Test Review Is Code Review

Tests should receive the same scrutiny as implementation code in PR review. Reviewers should check:

• Are the tests testing the right things?
• Are edge cases covered?
• Are the tests readable and well-named?
• Would a failing test tell you what broke and why?
• Is there test data setup that would make tests fragile?

When to Hire QA

Signs you need dedicated QA investment:

• Recurring regressions: The same features break repeatedly
• Long manual testing cycles: Releases require a week of manual QA
• Compliance requirements: Healthcare, finance, or government applications where documentation and process are required
• Complex E2E flows: Applications with complex multi-service workflows that are hard to test in unit tests
• Engineering team not writing tests: If the engineering culture does not support testing, a QA engineer can build the baseline

Signs you do not need a dedicated QA headcount:

• Engineering team actively writes tests: Good coverage exists and is maintained
• Low risk application: Internal tooling or early-stage startups with few users
• Small team: On a 5-person team, a QA headcount is 20% of engineering capacity — a heavy investment

Tooling Decisions

Choosing a Test Framework

Build vs. Buy for E2E Testing

Build (Playwright directly):

• Full control over test logic
• No ongoing tool cost beyond CI
• Requires engineering time for setup, maintenance, and flakiness management
• Best when engineering capacity is available and UI is stable

Buy (HelpMeTest, Katalon, Cypress Cloud, etc.):

• Faster time to coverage
• Tooling handles infrastructure, reporting, and maintenance
• Ongoing cost varies dramatically ($100/month to $15K/month)
• Best when you need coverage quickly or engineering bandwidth is limited

The HelpMeTest case: At $100/month (Pro plan), HelpMeTest provides unlimited automated E2E tests with AI-powered execution, self-healing selectors, visual testing, and health monitoring.

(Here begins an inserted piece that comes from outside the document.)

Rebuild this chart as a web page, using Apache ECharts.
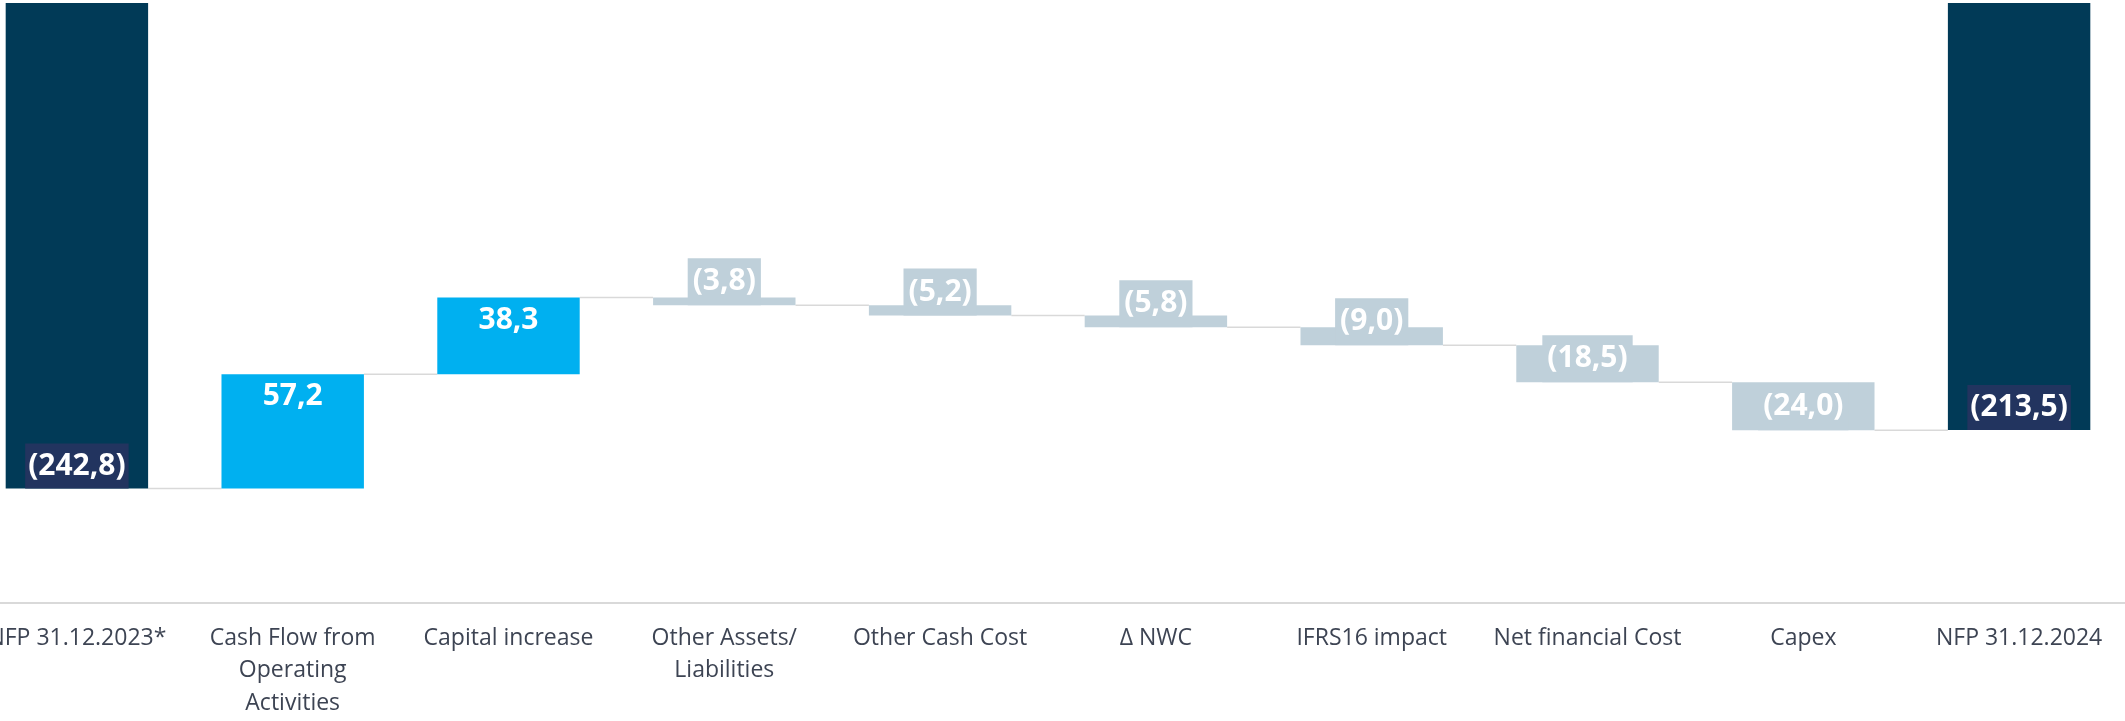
<!DOCTYPE html>
<html>
<head>
<meta charset="utf-8">
<title>NFP bridge</title>
<script src="https://cdn.jsdelivr.net/npm/echarts@6/dist/echarts.min.js"></script>
<style>
	html, body { margin: 0; padding: 0; background: #fff; overflow: hidden; }
	/* the first category label is cut by the left edge in the original slide */
	#chart { position: absolute; left: -31px; top: 0; width: 2158px; height: 721px; }
</style>
</head>
<body>
<div id="chart"></div>
<script>
const categories = [
	'NFP 31.12.2023*',
	'Cash Flow from\nOperating\nActivities',
	'Capital increase',
	'Other Assets/\nLiabilities',
	'Other Cash Cost',
	'\u0394 NWC',
	'IFRS16 impact',
	'Net financial Cost',
	'Capex',
	'NFP 31.12.2024'
];
// signed NFP figures in EUR m, negative = net debt / outflow
const values = [ -242.8, 57.2, 38.3, -3.8, -5.2, -5.8, -9.0, -18.5, -24.0, -213.5 ];
// 'total' bars start from zero, 'delta' bars float
const kinds = [ 'total', 'delta', 'delta', 'delta', 'delta', 'delta', 'delta', 'delta', 'delta', 'total' ];

const colors = {
	total: '#013a57',
	totalLabel: '#22345f',
	up: '#00b0f0',
	down: '#bfd0da',
	connector: '#d9d9d9',
	axisText: '#3d4453'
};

const bridge = {
	chart: null,
	barShare: 0.66,

	init: function () {
		this.chart = echarts.init( document.getElementById( 'chart' ) );
		const steps = this.buildSteps();
		this.chart.setOption( this.buildOption( steps ) );
	},

	// running net debt, plotted on an inverted axis so debt hangs from the top
	buildSteps: function () {
		const base = [];
		const size = [];
		const level = [];
		let debt = 0;
		kinds.forEach( ( kind, i ) => {
			if ( kind === 'total' ) {
				debt = -values[ i ];
				base.push( 0 );
				size.push( debt );
			} else {
				const next = debt - values[ i ];
				base.push( Math.min( debt, next ) );
				size.push( Math.abs( values[ i ] ) );
				debt = next;
			}
			level.push( debt );
		} );
		return { base: base, size: size, level: level };
	},

	formatValue: function ( v ) {
		const txt = Math.abs( v ).toFixed( 1 ).replace( '.', ',' );
		return v < 0 ? '(' + txt + ')' : txt;
	},

	barItem: function ( i, size ) {
		const kind = kinds[ i ];
		const up = values[ i ] > 0;
		let color = colors.total;
		let labelBg = colors.totalLabel;
		let position = 'insideBottom';
		let padding = [ 4, 3, 4, 3 ];
		if ( kind === 'delta' ) {
			color = up ? colors.up : colors.down;
			labelBg = up ? 'transparent' : colors.down;
			position = up ? 'insideTop' : 'insideBottom';
			padding = up ? padding : [ 5, 5, 5, 5 ];
		}
		return {
			value: size,
			itemStyle: { color: color },
			label: {
				show: true,
				position: position,
				distance: 0,
				formatter: this.formatValue( values[ i ] ),
				color: '#ffffff',
				fontFamily: 'Open Sans',
				fontWeight: 'bold',
				fontSize: 30,
				lineHeight: 37,
				padding: padding,
				backgroundColor: labelBg
			}
		};
	},

	buildOption: function ( steps ) {
		const share = this.barShare;
		const connectors = [];
		for ( let i = 0; i < categories.length - 1; i++ ) {
			connectors.push( [ i, steps.level[ i ] ] );
		}

		return {
			animation: false,
			grid: { left: 0, right: 0, top: 3, height: 600 },
			xAxis: {
				type: 'category',
				data: categories,
				axisLine: { onZero: false, lineStyle: { color: colors.connector, width: 2 } },
				axisTick: { show: false },
				axisLabel: {
					interval: 0,
					margin: 19,
					color: colors.axisText,
					fontFamily: 'Open Sans',
					fontSize: 23,
					lineHeight: 32.5
				}
			},
			yAxis: {
				type: 'value',
				inverse: true,
				min: 0,
				max: 300,
				show: false
			},
			series: [
				{
					type: 'bar',
					stack: 'bridge',
					barCategoryGap: ( ( 1 - share ) * 100 ) + '%',
					itemStyle: { color: 'transparent' },
					emphasis: { disabled: true },
					data: steps.base
				},
				{
					type: 'bar',
					stack: 'bridge',
					emphasis: { disabled: true },
					data: steps.size.map( ( s, i ) => this.barItem( i, s ) ),
					z: 3
				},
				{
					type: 'custom',
					silent: true,
					z: 1,
					data: connectors,
					renderItem: function ( params, api ) {
						const p = api.coord( [ api.value( 0 ), api.value( 1 ) ] );
						const band = api.size( [ 1, 0 ] )[ 0 ];
						const half = band * share / 2;
						return {
							type: 'line',
							shape: {
								x1: p[ 0 ] + half,
								y1: p[ 1 ],
								x2: p[ 0 ] + band - half,
								y2: p[ 1 ]
							},
							style: { stroke: colors.connector, lineWidth: 1.5 }
						};
					}
				}
			]
		};
	}
};

bridge.init();
</script>
</body>
</html>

For a 20-person team, the cost is effectively zero compared to the engineering time required to build and maintain an equivalent system in-house.

CI/CD Integration

Whatever tools you choose, tests must run automatically on every PR. This is non-negotiable for testing to provide value.

# Minimum CI/CD integration
on: [pull_request]

jobs:
  test:
    steps:
      - run: npm test          # Unit + integration
      - run: npm run test:e2e  # E2E (can gate on label or branch)

Configure CI to:

• Block PRs when tests fail (not just report failures)
• Report test results in the PR comment
• Store artifacts (screenshots, logs) from failing runs
• Track flakiness rates over time

Common QA Program Failures

Investing in test coverage without fixing flakiness: Flaky tests erode trust faster than no tests. If your CI is red 30% of the time from flaky tests, developers learn to ignore red CI. Fix flakiness before expanding coverage.

Optimizing for coverage percentage: A team that reaches 80% coverage by testing trivial getters and setters has done accounting, not quality work. Direct coverage investment toward risk-weighted code.

Separating QA from development: "We write code; QA tests it" produces slow feedback loops and the "QA backlog" anti-pattern where features wait in a queue for testing. Shift testing left — developers write tests, QA focuses on edge cases and risk analysis.

Not tracking QA metrics: If you do not measure escaped defect rate and flakiness, you cannot improve. Instrument your QA from the start.

Underinvesting in test infrastructure: Tests that take 2 hours in CI get skipped. Tests that are hard to run locally do not get updated. Invest in fast, accessible test infrastructure.

QA Strategy by Team Size

Startups (1-10 engineers)

Priority: Coverage for core user flow and auth. Nothing else.

Structure:

• Developers write unit tests for all business logic
• One critical E2E test for your core workflow (login → main action → success)
• Basic uptime monitoring

Investment: $0 (open source tools) to $100/month (HelpMeTest Pro)

Skip: Dedicated QA headcount, extensive E2E suite, formal QA process

Growth-Stage (10-50 engineers)

Priority: Prevent regressions as team and codebase grows.

Structure:

• Developers own unit and integration tests
• Shared E2E tests for all critical user journeys (5-15 scenarios)
• CI gates on test pass for every PR
• Track escaped defect rate monthly

Investment: $100-500/month tooling, 10-20% of development time on tests

Consider: Dedicated QA engineer if release cycles involve extensive manual testing

Scale (50+ engineers)

Priority: Governance, compliance, and systematic coverage across a large team.

Structure:

• QA engineer or team embedded with product teams
• Formal test plans for major features
• Dedicated E2E test suite (100+ scenarios)
• Performance testing for high-traffic paths
• Regular QA retrospectives tied to sprint ceremonies

Investment: $5,000-50,000/year tooling + 1-5 QA headcount

Consider: Specialized tools for load testing, security testing, accessibility auditing

Summary

QA is not a tax on development — it is an investment with a measurable return. The key decisions for an engineering manager:

1. Quantify your incident costs — establish what production bugs actually cost
2. Define risk-based coverage priorities — test the things that matter most, not everything
3. Choose tools that match your team's capacity — build for speed if you have engineers to invest; buy for coverage if you need results quickly
4. Track the right metrics — escaped defect rate, MTTD, and flakiness are your leading indicators
5. Build a testing culture — the best tools are useless without the habit of writing tests

The best QA program is not the most expensive one or the one with the most tests — it is the one that consistently catches the bugs that would otherwise reach production, at a cost your team can sustain.